Sometimes, or in fact most of the time, the world around us insists on a binary gender system. On a system of male / female. Therefore a non binary person is often forced to play the role of male or female. They are made to assume the feminine or masculine appearance that most closely aligns with the way they feel or want to be regarded. Can you see the difficulty here, for someone who is neither male nor female? In our society there is no real way of presenting as neither, every person it seems simply must be categorised as one or the other. There is no grey in between.
A non binary employee is forced to change in the disabled toilet so as to “not upset” other staff members. They don’t have a male body, nor do they present as female. There is no space for them.
A non binary person is not welcomed at either the male nor the female sports teams. They were assigned male so “have the advantage over women” yet they do not look “male enough” with their make up and skirt to join the men’s team.
A non binary person hold the desperate urge to pee because they do not feel safe in the men’s or women’s and there is not disabled access.
A non binary person stares at the form in front of them, there is no box for their gender.
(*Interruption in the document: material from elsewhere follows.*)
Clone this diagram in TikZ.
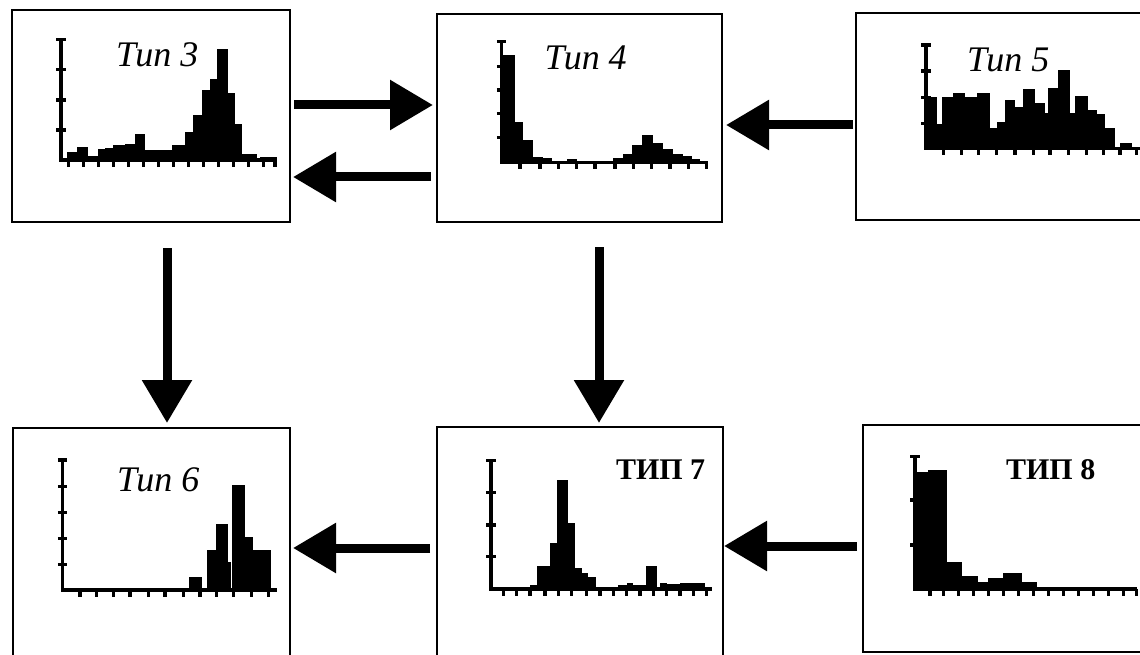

No option for their title. No acknowledgement of their identity.
There are days when it truly feels as though I (we…the enby population) are non existent. There are days when I have the energy to fight for my identity, and other days when I accept that a binary gender is just what I have to deal with.
However, when we discuss other “in betweens” we seem so much more ready to accept that the world is not black and white. A white person may be half middle eastern. A black person may be half Caucasian. We readily accept that addiction isn’t as black and white as a choice to continue, that poverty isn’t just caused by overspending or unemployment. We are fed the lines “it isn’t that black and white” from a young age.
And yet, here I am, trying to convince you and the world just that. Gender isn’t black and white, it’s just not that simple. Take some time to consider the ways in which you recognise the grey areas of existence. Realise that there is no easy black and white answers. And come to terms with the reality that maybe, just maybe, you are the one who needs to change your thinking.